## WHAT TO PRODUCE:
Everything from the line with "Reproduce this chart with matplotlib." down to the line with "from matplotlib.patches import Rectangle" below must be printed exactly, those two lines included. Exclude pictures.

[START EXCERPTED RECORDS]

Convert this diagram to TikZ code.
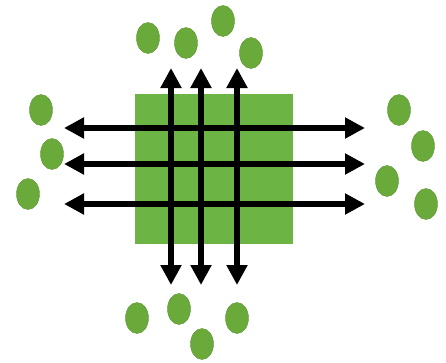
\documentclass[tikz,border=0pt]{standalone}
\usetikzlibrary{shapes.geometric, arrows.meta}
\definecolor{dotgreen}{RGB}{106,170,58}
\definecolor{dotedge}{RGB}{92,150,50}
\definecolor{blockgreen}{RGB}{108,180,68}
\tikzset{
  % scattered particle
  dot/.style={
    ellipse, minimum width=1.15cm, minimum height=1.55cm, inner sep=0pt,
    fill=dotgreen, draw=dotedge, line width=0.6pt
  },
  % central block
  block/.style={
    rectangle, minimum width=7.9cm, minimum height=7.5cm, inner sep=0pt,
    fill=blockgreen, draw=none
  },
  bothway/.style={{Triangle[length=1.0cm, width=1.0cm]}-{Triangle[length=1.0cm, width=1.0cm]},
    line width=0.28cm, black}
}
\begin{document}
\begin{tikzpicture}[x=0.05cm, y=-0.05cm]
  \useasboundingbox (0,0) rectangle (446,362);

  % central block
  \node[block] (core) at (214,169) {};

  % --- particles above ---
  \node[dot] (t1) at (148,38) {};
  \node[dot] (t2) at (186,43) {};
  \node[dot] (t3) at (223,21) {};
  \node[dot] (t4) at (251,53) {};

  % --- particles left ---
  \node[dot] (l1) at (41,110) {};
  \node[dot] (l2) at (52,154) {};
  \node[dot] (l3) at (28,194) {};

  % --- particles right ---
  \node[dot] (r1) at (399,110) {};
  \node[dot] (r2) at (423,146) {};
  \node[dot] (r3) at (387,181) {};
  \node[dot] (r4) at (426,204) {};

  % --- particles below ---
  \node[dot] (b1) at (137,318) {};
  \node[dot] (b2) at (179,309) {};
  \node[dot] (b3) at (202,344) {};
  \node[dot] (b4) at (237,318) {};

  % arrow ends
  \foreach \i/\y in {1/128, 2/164, 3/204} {
    \coordinate (w\i) at (64,\y);
    \coordinate (e\i) at (365,\y);
  }
  \foreach \i/\x in {1/171, 2/201, 3/237} {
    \coordinate (n\i) at (\x,68);
    \coordinate (s\i) at (\x,285);
  }

  % --- two-way arrows through the block ---
  \foreach \i in {1,2,3} {
    \draw[bothway] (w\i) -- (e\i);
  }
  \foreach \i in {1,2,3} {
    \draw[bothway] (n\i) -- (s\i);
  }
\end{tikzpicture}
\end{document}
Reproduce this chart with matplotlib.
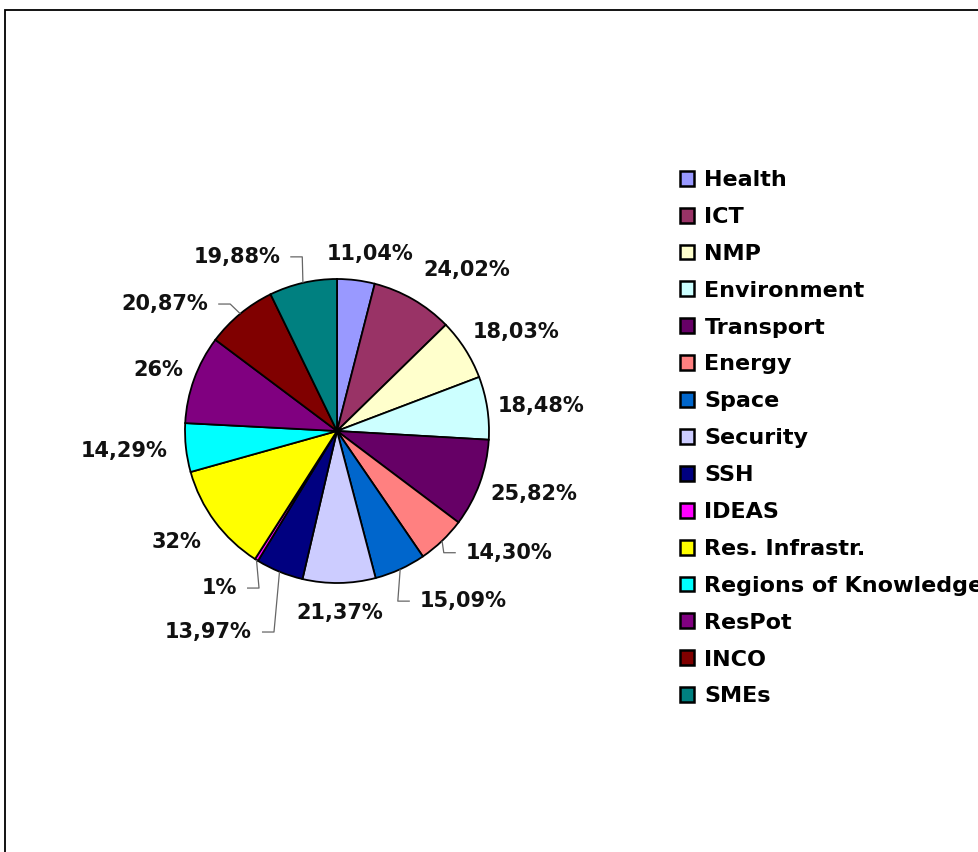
import numpy as np
import matplotlib
matplotlib.use("Agg")
import matplotlib.pyplot as plt
from matplotlib.patches import Rectangle

categories = ["Health", "ICT", "NMP", "Environment", "Transport", "Energy", "Space",
              "Security", "SSH", "IDEAS", "Res. Infrastr.", "Regions of Knowledge",
              "ResPot", "INCO", "SMEs"]
values = [11.04, 24.02, 18.03, 18.48, 25.82, 14.30, 15.09, 21.37, 13.97, 1, 32, 14.29, 26, 20.87, 19.88]
value_labels = ["11,04%", "24,02%", "18,03%", "18,48%", "25,82%", "14,30%", "15,09%",
                "21,37%", "13,97%", "1%", "32%", "14,29%", "26%", "20,87%", "19,88%"]
colors = ["#9999FF", "#993366", "#FFFFCC", "#CCFFFF", "#660066", "#FF8080", "#0066CC",
          "#CCCCFF", "#000080", "#FF00FF", "#FFFF00", "#00FFFF", "#800080", "#800000", "#008080"]

# label placement: distance (pie radii), angle shift (deg) from wedge middle, leader line
label_r = [1.12, 1.20, 1.107, 1.07, 1.089, 1.166, 1.245, 1.13, 1.436, 1.225, 1.15, 1.12, 1.09, 1.19, 1.205]
label_dang = [-4, 1.9, 3.5, 0, -2.3, 2.9, 1.4, 0, -0.7, -0.5, 2.9, 0.5, -1.7, 5.9, 5.1]
leader = [False, False, False, False, False, True, True, False, True, True, False, False, False, True, True]

plt.rcParams['font.family'] = ['DejaVu Sans']
W, H = 979, 852
fig = plt.figure(figsize=(W / 100, H / 100), dpi=100)

# outer frame
fig.patches.append(Rectangle((5 / W, -0.02), 1.05, 1 - 10 / H + 0.02, transform=fig.transFigure,
                             fill=False, edgecolor="black", linewidth=1.3))

cx, cy, R, S = 337, H - 431, 152, 300
ax = fig.add_axes([(cx - S) / W, (cy - S) / H, 2 * S / W, 2 * S / H])
wedges, _ = ax.pie(values, colors=colors, startangle=90, counterclock=False,
                   wedgeprops=dict(edgecolor="black", linewidth=1.3))
lim = S / R
ax.set_xlim(-lim, lim)
ax.set_ylim(-lim, lim)
ax.set_aspect("equal")
ax.axis("off")

for w, txt, r, da, ld in zip(wedges, value_labels, label_r, label_dang, leader):
    mid = np.deg2rad((w.theta1 + w.theta2) / 2)
    ang = mid + np.deg2rad(da)
    c, s = np.cos(ang), np.sin(ang)
    x, y = r * c, r * s
    if abs(c) < 0.2:
        ha = "center"
        va = "bottom" if s > 0 else "top"
    else:
        ha = "left" if c > 0 else "right"
        va = "center"
    if ld:
        sign = 1 if c > 0 else -1
        ex, ey = np.cos(mid), np.sin(mid)
        ax.plot([ex, x - sign * 0.145, x - sign * 0.066], [ey, y, y],
                color="#666666", linewidth=0.9, solid_capstyle="butt")
    ax.text(x, y, txt, ha=ha, va=va, fontsize=15, fontweight="bold", color="#111111")

leg = fig.legend(wedges, categories, loc="upper left",
                 bbox_to_anchor=(680 / W, 1 - 170 / H), bbox_transform=fig.transFigure,
                 frameon=False, prop=dict(weight="bold", size=16),
                 handlelength=0.65, handleheight=0.65, handletextpad=0.45,
                 labelspacing=0.76, borderpad=0, borderaxespad=0)
for h in leg.legend_handles:
    h.set_edgecolor("black")
    h.set_linewidth(1.8)

fig.savefig("out.png", dpi=100)
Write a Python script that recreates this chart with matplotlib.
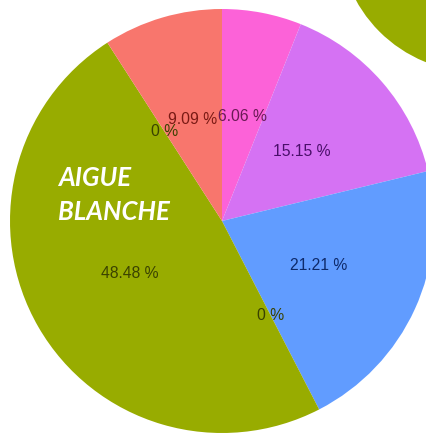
import matplotlib
matplotlib.use("Agg")
from matplotlib import pyplot as plt

# clockwise from 12 o'clock
shares = [6.06, 15.15, 21.21, 0, 48.48, 0, 9.09]
colors = ['#FC62D8', '#D572F3', '#619CFF', '#619CFF', '#98AC00', '#98AC00', '#F8766D']
label_colors = ['#6A1A55', '#4A0F6A', '#0E2A6A', '#3A4200', '#3A4200', '#3A4200', '#7A1A14']
title = "AIGUE\nBLANCHE"

# neighbouring pie, only its olive part shows in the corner
other_shares = [100]
other_colors = ['#98AC00']

W, H = 426, 433

fig = plt.figure(figsize=(W / 100, H / 100), dpi=100)
ax = fig.add_axes([0, 0, 1, 1])


def pct(p):
    return '0 %' if p < 0.01 else '%.2f %%' % p


wedges, texts, autotexts = ax.pie(shares, colors=colors, startangle=90, counterclock=False,
                                  center=(222, H - 221), radius=212, autopct=pct,
                                  pctdistance=0.5, wedgeprops=dict(linewidth=0),
                                  textprops=dict(family='Liberation Sans', fontsize=11.3))
for t, c in zip(autotexts, label_colors):
    t.set_color(c)

ax.pie(other_shares, colors=other_colors, center=(477, H + 66), radius=138,
       wedgeprops=dict(linewidth=0))

ax.text(58, H - 220, title, color='white', fontsize=18.5, fontweight='bold', style='italic',
        family='Lato', ha='left', va='baseline', linespacing=1.5)

ax.set_xlim(0, W)
ax.set_ylim(0, H)
ax.set_aspect('equal')
ax.axis('off')

fig.savefig('out.png', dpi=100)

[END EXCERPTED RECORDS]

## TASK RESULT:
Reproduce this chart with matplotlib.
import numpy as np
import matplotlib
matplotlib.use("Agg")
import matplotlib.pyplot as plt
from matplotlib.patches import Rectangle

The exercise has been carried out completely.